[Records with drawing code]
********************

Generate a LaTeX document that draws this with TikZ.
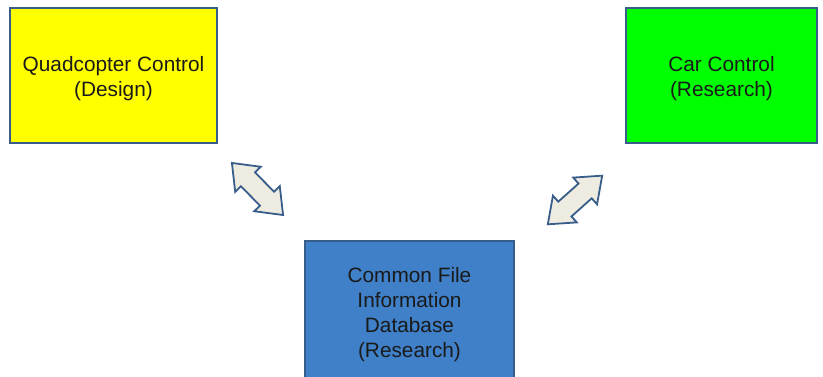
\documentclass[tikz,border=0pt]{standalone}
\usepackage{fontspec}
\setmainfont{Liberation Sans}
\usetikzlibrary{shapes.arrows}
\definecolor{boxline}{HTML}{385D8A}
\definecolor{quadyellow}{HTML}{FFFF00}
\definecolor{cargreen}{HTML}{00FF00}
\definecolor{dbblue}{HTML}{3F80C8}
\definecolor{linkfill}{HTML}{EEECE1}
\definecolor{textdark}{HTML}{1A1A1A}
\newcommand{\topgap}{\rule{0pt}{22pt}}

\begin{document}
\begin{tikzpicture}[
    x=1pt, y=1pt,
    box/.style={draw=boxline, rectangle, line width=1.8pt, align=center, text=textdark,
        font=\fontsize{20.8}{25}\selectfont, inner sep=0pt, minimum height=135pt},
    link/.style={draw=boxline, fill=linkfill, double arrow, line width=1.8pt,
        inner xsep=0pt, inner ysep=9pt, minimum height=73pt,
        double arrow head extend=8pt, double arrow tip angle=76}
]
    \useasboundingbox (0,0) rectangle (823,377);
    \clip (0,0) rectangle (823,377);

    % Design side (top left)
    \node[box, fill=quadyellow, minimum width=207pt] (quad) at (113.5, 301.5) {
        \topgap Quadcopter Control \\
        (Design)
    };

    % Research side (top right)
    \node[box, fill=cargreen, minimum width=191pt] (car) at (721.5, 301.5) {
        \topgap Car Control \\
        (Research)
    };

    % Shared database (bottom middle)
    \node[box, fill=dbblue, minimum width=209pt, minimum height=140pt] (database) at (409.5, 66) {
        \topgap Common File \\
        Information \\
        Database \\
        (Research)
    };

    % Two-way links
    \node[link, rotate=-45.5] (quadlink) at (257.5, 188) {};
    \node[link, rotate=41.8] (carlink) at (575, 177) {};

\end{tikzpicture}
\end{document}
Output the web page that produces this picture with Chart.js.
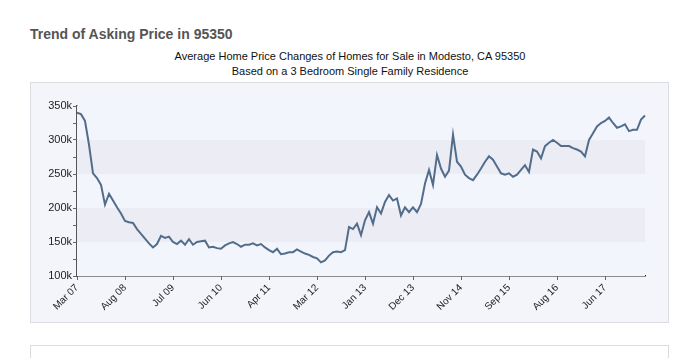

********************

WRITTEN TASK: Above are the records; reproduce them exactly and leave out the pictures.

RESULT:
Generate a LaTeX document that draws this with TikZ.
\documentclass[tikz,border=0pt]{standalone}
\usepackage{fontspec}
\setmainfont{Liberation Sans}
\usetikzlibrary{shapes.arrows}
\definecolor{boxline}{HTML}{385D8A}
\definecolor{quadyellow}{HTML}{FFFF00}
\definecolor{cargreen}{HTML}{00FF00}
\definecolor{dbblue}{HTML}{3F80C8}
\definecolor{linkfill}{HTML}{EEECE1}
\definecolor{textdark}{HTML}{1A1A1A}
\newcommand{\topgap}{\rule{0pt}{22pt}}

\begin{document}
\begin{tikzpicture}[
    x=1pt, y=1pt,
    box/.style={draw=boxline, rectangle, line width=1.8pt, align=center, text=textdark,
        font=\fontsize{20.8}{25}\selectfont, inner sep=0pt, minimum height=135pt},
    link/.style={draw=boxline, fill=linkfill, double arrow, line width=1.8pt,
        inner xsep=0pt, inner ysep=9pt, minimum height=73pt,
        double arrow head extend=8pt, double arrow tip angle=76}
]
    \useasboundingbox (0,0) rectangle (823,377);
    \clip (0,0) rectangle (823,377);

    % Design side (top left)
    \node[box, fill=quadyellow, minimum width=207pt] (quad) at (113.5, 301.5) {
        \topgap Quadcopter Control \\
        (Design)
    };

    % Research side (top right)
    \node[box, fill=cargreen, minimum width=191pt] (car) at (721.5, 301.5) {
        \topgap Car Control \\
        (Research)
    };

    % Shared database (bottom middle)
    \node[box, fill=dbblue, minimum width=209pt, minimum height=140pt] (database) at (409.5, 66) {
        \topgap Common File \\
        Information \\
        Database \\
        (Research)
    };

    % Two-way links
    \node[link, rotate=-45.5] (quadlink) at (257.5, 188) {};
    \node[link, rotate=41.8] (carlink) at (575, 177) {};

\end{tikzpicture}
\end{document}
Output the web page that produces this picture with Chart.js.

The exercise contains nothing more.